Both in and out of public office, Cheney has a long history of favoring the oil industry regardless of environmental cost. Shortly after becoming vice president, he was asked to chair the president's new National Energy Policy Development Group (aka Energy Task Force), which was widely criticized for operating with little transparency, keeping the names of those who attended meetings secret, and seeming to be overly influenced by corporate oil interests.
"Six years later, we see we lost an opportunity to become less dependent on importing oil, on using fossil fuels, which have been a threat to our national security and the well-being of the planet," said U.S. Rep. Henry Waxman in 2007, upon seeing the Washington Post's report that Task Force meetings were made up of oil executives, a fact the Bush administration had fought to keep secret. In 2005, Cheney successfully urged Congress to exempt hydraulic fracturing — a drilling technique developed by Halliburton — from the Safe Drinking Water Act, a move that allowed companies to legally introduce known hazardous chemicals to underground drinking water supplies.
While Biden hasn't been in the veep seat for long, his Senate record stands in marked contrast to Cheney's. He has generally come down on the side of environmental protection, though his stances are well within the political mainstream. He has opposed Arctic oil drilling (Cheney supports it), favors a cap-and-trade system for greenhouses gases (Cheney opposes it) and co-sponsored the Global Warming Reduction Act and the Fuel Economy Reform Act.
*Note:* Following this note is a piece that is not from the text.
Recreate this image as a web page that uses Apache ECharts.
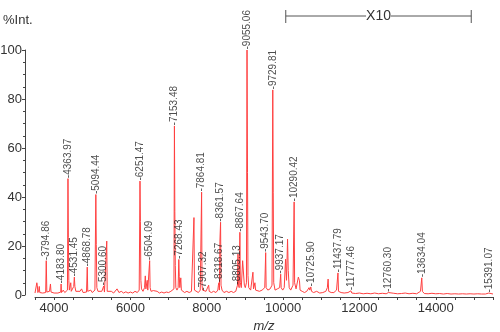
<!DOCTYPE html>
<html>
<head>
<meta charset="utf-8">
<script src="https://cdn.jsdelivr.net/npm/echarts@6/dist/echarts.min.js"></script>
<style>
html,body{margin:0;padding:0;background:#fff;}
#chart{width:500px;height:332px;}
</style>
</head>
<body>
<div id="chart"></div>
<script>
// Spectrum profile (m/z, %Int.)
var profileMz = [
3500,3530,3548,3560,3575,3600,3612,3625,3660,3700,3740,3780,3795,3810,3850,3880,3905,3920,3960,4000,
4050,4100,4150,4175,4184,4195,4240,4280,4320,4350,4364,4374,4386,4400,4425,4437,4450,4490,4515,4531,
4545,4570,4620,4680,4720,4760,4800,4850,4869,4882,4920,4960,5000,5040,5070,5094,5106,5120,5150,5200,
5250,5285,5301,5320,5360,5380,5392,5440,5500,5560,5600,5650,5700,5760,5820,5880,5940,6000,6060,6120,
6180,6230,6251,6262,6274,6290,6330,6370,6390,6405,6425,6440,6455,6490,6504,6516,6540,6600,6650,6700,
6760,6820,6880,6940,7000,7060,7110,7140,7153,7164,7176,7190,7220,7250,7268,7280,7295,7320,7335,7360,
7420,7480,7540,7600,7640,7665,7678,7720,7780,7830,7865,7876,7890,7907,7930,7980,8020,8050,8065,8120,
8180,8240,8290,8305,8319,8332,8345,8362,8374,8400,8450,8520,8580,8640,8700,8760,8790,8805,8818,8830,
8850,8868,8880,8905,8940,8966,8985,9010,9040,9055,9068,9080,9100,9150,9210,9225,9262,9280,9330,9380,
9450,9520,9544,9556,9600,9660,9710,9730,9742,9755,9790,9850,9910,9937,9950,9990,10030,10065,10090,10117,
10135,10160,10200,10260,10290,10302,10340,10400,10430,10445,10500,10560,10620,10680,10700,10726,10745,10800,10880,10960,
11040,11120,11160,11180,11195,11260,11330,11400,11438,11452,11520,11600,11700,11777,11800,11900,12000,12100,12200,12300,
12400,12500,12600,12700,12760,12800,12900,13000,13100,13200,13300,13400,13500,13600,13634,13650,13700,13800,13900,14000,
14100,14200,14300,14400,14500,14600,14700,14800,14900,15000,15100,15200,15300,15391,15500
];
var profileInt = [
0.8,1.5,5,4,1,2,3.5,1,1.8,0.8,1.5,1,14,1.2,0.8,1.5,4.5,1.2,2,0.8,
1.5,0.8,1.5,1.2,4.5,1,2,1,1.5,2,47.5,23.5,6,2,1.5,5,1.5,2,3.5,7.3,
3.5,1.5,1,1.5,2.5,1,1.8,1.2,11.4,1.5,1,2,1,1.5,2,41,20.7,3,1.5,1,
1.5,2,3.7,1.2,2,22,1.5,1,1.5,0.8,1.5,2.5,1,1.5,0.8,1.3,0.8,1.2,0.8,1.5,
1,2,46.5,30,6,2.5,1.5,3,7.8,2.5,3,6,2,2.5,14,3,1.5,1.8,1,1.5,
0.8,1.2,0.8,1.2,1,1.5,1.5,2.5,69,34,12,3,2,3,14.5,7.5,3,7,2,1.5,
1,1.5,1,1.5,2,31.6,2,1.5,1,2,42,4,2,1.5,1.2,1.5,1,4,1.5,1,
1.5,1,2,4,5,2,22,29.7,4,2,1,1.5,1,1.5,1,1.5,2,4,16.7,4,
3,25.6,5,3,14,14.6,4,3,5,100,50,8,3,2,9.3,2.5,5,2,2,1.5,
2,3,17.3,3,2,2.5,4,83.7,41.7,5,2,2.5,3,8.5,3,2,3,14.6,6,22.8,
10,3,2,4,38,5,2.5,7.3,5.8,2,1.5,1,1.5,3,2,3.3,1.5,1,1.5,0.8,
1,1.5,3,6.5,1.5,1,1,2,9,1.5,1,0.8,1,1.7,0.8,0.6,0.8,0.5,0.7,0.5,
0.8,0.5,0.7,0.5,1,0.5,0.7,0.5,0.6,0.8,0.5,0.7,0.5,1.5,7,1.5,0.6,0.5,0.7,0.5,
0.6,0.4,0.6,0.4,0.5,0.4,0.5,0.4,0.5,0.4,0.5,0.4,0.4,0.8,0.4
];
// Labelled peaks
var peakMz = [3794.86,4183.80,4363.97,4531.45,4868.78,5094.44,5300.60,6251.47,6504.09,7153.48,7268.43,7864.81,7907.32,8318.67,8361.57,8805.13,8867.64,9055.06,9543.70,9729.81,9937.17,10290.42,10725.90,11437.79,11777.46,12760.30,13634.04,15391.07];
var peakInt = [14,4.5,47.5,7.3,11.4,41,3.7,46.5,14,69,14.5,42,1.5,5,29.7,4,25.6,100,17.3,83.7,8.5,38,3.3,9,1.7,1,7,0.8];
var peakText = ['3794.86','4183.80','4363.97','4531.45','4868.78','5094.44','5300.60','6251.47','6504.09','7153.48','7268.43','7864.81','7907.32','8318.67','8361.57','8805.13','8867.64','9055.06','9543.70','9729.81','9937.17','10290.42','10725.90','11437.79','11777.46','12760.30','13634.04','15391.07'];
// Magnified-range bracket (m/z)
var zoomRange = [10070, 14930];
var zoomText = 'X10';
var yTitle = '%Int.';
var xTitle = 'm/z';

var lineData = profileMz.map(function (m, i) { return [m, profileInt[i]]; });
var peakData = peakMz.map(function (m, i) { return { value: [m, peakInt[i]], name: peakText[i] }; });

var chart = echarts.init(document.getElementById('chart'), null, { renderer: 'canvas' });
var axisCol = '#444';
var textCol = '#333';
chart.setOption({
  animation: false,
  backgroundColor: '#fff',
  grid: { left: 35, right: 7, top: 50, bottom: 37, containLabel: false, outerBoundsMode: 'none' },
  xAxis: {
    type: 'value', min: 3500, max: 15500, interval: 500,
    offset: 2,
    name: xTitle, nameLocation: 'middle', nameGap: 15,
    nameTextStyle: { fontFamily: 'Liberation Sans', fontSize: 13, fontStyle: 'italic', color: textCol },
    axisLine: { onZero: false, lineStyle: { color: axisCol, width: 1 } },
    axisTick: { show: true, length: 3, lineStyle: { color: axisCol } },
    splitLine: { show: false },
    axisLabel: {
      interval: 0, margin: 5, color: textCol, fontFamily: 'Liberation Sans', fontSize: 13,
      formatter: function (v) { return v % 2000 === 0 ? String(v) : ''; }
    }
  },
  yAxis: {
    type: 'value', min: 0, max: 100, interval: 20,
    position: 'left', offset: 10,
    axisLine: { show: true, lineStyle: { color: axisCol, width: 1 } },
    axisTick: { show: true, length: 3, lineStyle: { color: axisCol } },
    minorTick: { show: true, splitNumber: 4, length: 2, lineStyle: { color: axisCol } },
    splitLine: { show: false },
    axisLabel: { margin: 3, color: textCol, fontFamily: 'Liberation Sans', fontSize: 13 }
  },
  series: [
    {
      type: 'line', data: lineData, showSymbol: false, symbol: 'none',
      lineStyle: { color: '#ff4040', width: 1 }, sampling: null, z: 2
    },
    {
      type: 'scatter', data: peakData, symbolSize: 1,
      itemStyle: { color: 'rgba(0,0,0,0)' }, z: 3,
      label: {
        show: true, position: 'top', distance: 0, rotate: 90,
        align: 'left', verticalAlign: 'middle',
        fontFamily: 'Liberation Sans', fontSize: 10, color: '#222',
        formatter: function (p) { return '-' + p.name; }
      }
    }
  ]
});

var x0 = chart.convertToPixel({ xAxisIndex: 0 }, zoomRange[0]);
var x1 = chart.convertToPixel({ xAxisIndex: 0 }, zoomRange[1]);
var by = 16;
chart.setOption({
  graphic: [
    { type: 'text', left: 3, top: 14, style: { text: yTitle, fill: textCol, font: '13px "Liberation Sans"' } },
    { type: 'line', shape: { x1: x0, y1: by, x2: x1, y2: by }, style: { stroke: '#555', lineWidth: 1 } },
    { type: 'line', shape: { x1: x0, y1: by - 6, x2: x0, y2: by + 7 }, style: { stroke: '#555', lineWidth: 1 } },
    { type: 'line', shape: { x1: x1, y1: by - 6, x2: x1, y2: by + 7 }, style: { stroke: '#555', lineWidth: 1 } },
    { type: 'text', x: (x0 + x1) / 2, y: by, style: { text: zoomText, fill: textCol, font: '14px "Liberation Sans"', align: 'center', verticalAlign: 'middle', backgroundColor: '#fff' }, z: 10 }
  ]
});
</script>
</body>
</html>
Biden supports a clean energy standard, which would oblige utility companies to produce 20 percent of their electricity from clean sources by 2020.
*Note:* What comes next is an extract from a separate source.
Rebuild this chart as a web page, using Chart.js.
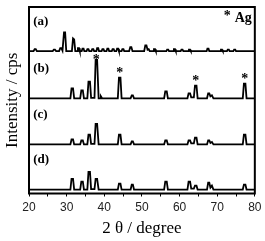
<!DOCTYPE html>
<html>
<head>
<meta charset="utf-8">
<script src="https://cdn.jsdelivr.net/npm/chart.js@4.4.1/dist/chart.umd.min.js"></script>
<style>
  html, body { margin: 0; padding: 0; background: #fff; }
  canvas { display: block; }
</style>
</head>
<body>
<canvas id="xrdChart" width="265" height="241"></canvas>
<script>
// XRD patterns: [2 theta, intensity above own baseline]
const patternA = [
  [20, 0],
  [21.2, 0], [21.5, 2], [21.8, 2], [22.1, 0],
  [26.3, 0], [26.6, 1.5], [26.9, 1.5], [27.2, 0],
  [28.0, 0], [28.3, 3], [28.6, 3], [28.9, 0.5],
  [29.0, 0.5], [29.3, 19], [29.6, 19], [29.9, 0],
  [31.4, 0], [31.7, 13], [32.0, 12], [32.3, 0],
  [32.8, 0], [33.0, 3], [33.3, 3], [33.5, 0],
  [34.0, 0], [34.2, 2.5], [34.5, 2.5], [34.7, 0],
  [35.3, 0], [35.5, 2], [35.8, 2], [36.0, 0],
  [36.6, 0], [36.8, 2], [37.1, 2], [37.3, 0],
  [37.9, 0], [38.1, 3], [38.4, 3], [38.6, 0],
  [39.3, 0], [39.5, 2], [39.8, 2], [40.0, 0],
  [40.6, 0], [40.8, 2.5], [41.1, 2.5], [41.3, 0],
  [42.0, 0], [42.2, 2], [42.5, 2], [42.7, 0],
  [43.2, 0], [43.4, 2.5], [43.7, 2.5], [43.9, 0],
  [44.6, 0], [44.8, 2], [45.1, 2], [45.3, 0],
  [46.6, 0], [46.9, 4], [47.2, 4], [47.5, 0],
  [50.6, 0], [50.9, 6], [51.2, 6], [51.5, 1.5], [51.8, 2], [52.1, 0],
  [53.0, 0], [53.2, 2], [53.5, 2], [53.7, 0],
  [56.5, 0], [56.7, 1.5], [57.0, 1.5], [57.2, 0],
  [58.3, 0], [58.5, 2], [58.8, 2], [59.0, 0],
  [60.3, 0], [60.5, 1.5], [60.8, 1.5], [61.0, 0],
  [62.3, 0], [62.5, 1.5], [62.8, 1.5], [63.0, 0],
  [67.2, 0], [67.4, 2.5], [67.7, 2.5], [67.9, 0],
  [70.8, 0], [71.0, 1.5], [71.3, 1.5], [71.5, 0],
  [72.6, 0], [72.8, 1.5], [73.1, 1.5], [73.3, 0],
  [74.3, 0], [74.5, 1.5], [74.8, 1.5], [75.0, 0],
  [80, 0],
];

const patternB = [
  [20, 0],
  [31.0, 0], [31.3, 10], [31.7, 10], [32.0, 0],
  [33.6, 0], [33.9, 8], [34.3, 8], [34.6, 0],
  [35.5, 0], [35.8, 17], [36.2, 17], [36.5, 0.5],
  [37.4, 0.5], [37.7, 39], [38.1, 39], [38.5, 0],
  [38.9, 0], [39.1, 2], [39.4, 0],
  [43.6, 0], [43.9, 21], [44.3, 21], [44.6, 0],
  [47.0, 0], [47.3, 3], [47.6, 3], [47.9, 0],
  [55.9, 0], [56.2, 7], [56.6, 7], [56.9, 0],
  [62.1, 0], [62.4, 5], [62.8, 5], [63.1, 1],
  [63.8, 1], [64.1, 13], [64.5, 13], [64.8, 0],
  [67.3, 0], [67.6, 5], [67.9, 5], [68.2, 2], [68.6, 3], [69.0, 0],
  [76.8, 0], [77.1, 15], [77.5, 15], [77.8, 0],
  [80, 0],
];

const patternC = [
  [20, 0],
  [31.0, 0], [31.3, 5], [31.7, 5], [32.0, 0],
  [33.6, 0], [33.9, 4], [34.3, 4], [34.6, 0],
  [35.5, 0], [35.8, 10], [36.2, 10], [36.5, 0.5],
  [37.4, 0.5], [37.7, 21], [38.1, 21], [38.5, 0],
  [43.6, 0], [43.9, 10], [44.3, 10], [44.6, 0],
  [47.0, 0], [47.3, 3], [47.6, 3], [47.9, 0],
  [55.9, 0], [56.2, 4], [56.6, 4], [56.9, 0],
  [62.1, 0], [62.4, 4], [62.8, 4], [63.1, 1],
  [63.8, 1], [64.1, 7], [64.5, 7], [64.8, 0],
  [67.3, 0], [67.6, 4], [67.9, 4], [68.2, 1.5], [68.6, 2.5], [69.0, 0],
  [76.8, 0], [77.1, 10], [77.5, 10], [77.8, 0],
  [80, 0],
];

const patternD = [
  [20, 0],
  [31.0, 0], [31.3, 11], [31.7, 11], [32.0, 0],
  [33.6, 0], [33.9, 8], [34.3, 8], [34.6, 0],
  [35.5, 0], [35.8, 18], [36.2, 18], [36.5, 0.5],
  [37.4, 0.5], [37.7, 11], [38.1, 11], [38.5, 0],
  [43.6, 0], [43.9, 6], [44.3, 6], [44.6, 0],
  [47.0, 0], [47.3, 5], [47.6, 5], [47.9, 0],
  [55.9, 0], [56.2, 8], [56.6, 8], [56.9, 0],
  [62.1, 0], [62.4, 8], [62.8, 8], [63.1, 1],
  [63.8, 1], [64.1, 4], [64.5, 4], [64.8, 0],
  [67.3, 0], [67.6, 7], [67.9, 7], [68.2, 2], [68.6, 4], [69.0, 0],
  [76.8, 0], [77.1, 5], [77.5, 5], [77.8, 0],
  [80, 0],
];

const patterns = [patternA, patternB, patternC, patternD];
const panelLabels = ["(a)", "(b)", "(c)", "(d)"];
const baselines = [145, 97, 50, 4];
// Ag reflections marked with * on pattern (b)
const agPeaks = [[37.9, 39], [44.1, 21], [64.3, 13], [77.3, 15]];

const serif = "'Liberation Serif', 'Times New Roman', serif";

const annotationsPlugin = {
  id: "annotationsPlugin",
  afterDatasetsDraw(chart) {
    const { ctx, scales: { x, y } } = chart;
    ctx.save();
    ctx.fillStyle = "#000";
    ctx.font = `bold 13px ${serif}`;
    ctx.textAlign = "left";
    ctx.textBaseline = "middle";
    panelLabels.forEach((label, i) => {
      ctx.fillText(label, x.getPixelForValue(21.1), y.getPixelForValue(baselines[i] + 30));
    });

    ctx.textAlign = "center";
    ctx.textBaseline = "alphabetic";
    ctx.font = `bold 14px ${serif}`;
    // the tallest peak nearly reaches pattern (a), so the star sits on its tip there
    const lowestStar = y.getPixelForValue(baselines[0]) + 13;
    agPeaks.forEach(([pos, h]) => {
      const starY = Math.max(y.getPixelForValue(baselines[1] + h) - 1, lowestStar);
      ctx.fillText("*", x.getPixelForValue(pos), starY);
    });

    // legend in the top right corner
    const { right, top } = chart.chartArea;
    ctx.textAlign = "right";
    ctx.fillText("Ag", right - 3, top + 15);
    ctx.fillText("*", right - 24, top + 13);
    ctx.restore();
  },
  afterDraw(chart) {
    const { ctx, chartArea } = chart;
    ctx.save();
    ctx.strokeStyle = "#000";
    ctx.lineWidth = 2;
    ctx.strokeRect(chartArea.left, chartArea.top, chartArea.right - chartArea.left, chartArea.bottom - chartArea.top);
    ctx.restore();
  },
};

new Chart(document.getElementById("xrdChart"), {
  type: "scatter",
  data: {
    datasets: patterns.map((pattern, i) => ({
      label: panelLabels[i],
      data: pattern.map(([tt, val]) => ({ x: tt, y: val + baselines[i] })),
      showLine: true,
      borderColor: "#000",
      borderWidth: 1.8,
      pointRadius: 0,
      tension: 0,
    })),
  },
  options: {
    responsive: false,
    animation: false,
    layout: { padding: { left: 0, right: 9, top: 7, bottom: 0 } },
    plugins: { legend: { display: false }, tooltip: { enabled: false } },
    scales: {
      x: {
        type: "linear",
        min: 20,
        max: 80,
        border: { display: false },
        grid: { drawOnChartArea: false, color: "#000", tickLength: 3, lineWidth: 1 },
        ticks: {
          stepSize: 5,
          padding: 3.5,
          maxRotation: 0,
          minRotation: 0,
          autoSkip: false,
          color: "#222",
          font: { family: "'Liberation Sans', Arial, sans-serif", size: 12 },
          callback: (value) => (value % 10 === 0 ? value : ""),
        },
        title: {
          display: true,
          text: "2 θ / degree",
          color: "#000",
          font: { family: serif, size: 17 },
          padding: { top: 0, bottom: 2.7 },
        },
      },
      y: {
        min: 0,
        max: 190,
        border: { display: false },
        grid: { display: false, drawTicks: false },
        ticks: { display: false },
        title: {
          display: true,
          text: "Intensity / cps",
          color: "#000",
          font: { family: serif, size: 17 },
          padding: { top: 2, bottom: 6.6 },
        },
      },
    },
  },
  plugins: [annotationsPlugin],
});
</script>
</body>
</html>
While Biden was recently put in charge of Obama's nuclear nonproliferation agenda, and will try to get Congress to ratify the Comprehensive Nuclear Test Ban Treaty, he is open to nuclear power as a viable energy source. Cheney's stance is a bit more definitive — he has long trumpeted nuclear power as the solution to global warming, favoring increased production as a long-term energy strategy rather than enforcing limits on carbon emissions or other such regulations. As he told Chris Matthews in 2001, "If you're really serious about greenhouse gases ... let's take another look at nuclear power, use that to generate electricity without having any adverse consequences.''
Just as Cheney's record has largely favored the interests of oil and business, Biden's has supported moderate environmental legislation, giving him the clear edge as the greener VP. The real question is not only whether the measures proposed by Biden will be put into practice, but if they will be enough to shift our course away from ecocide.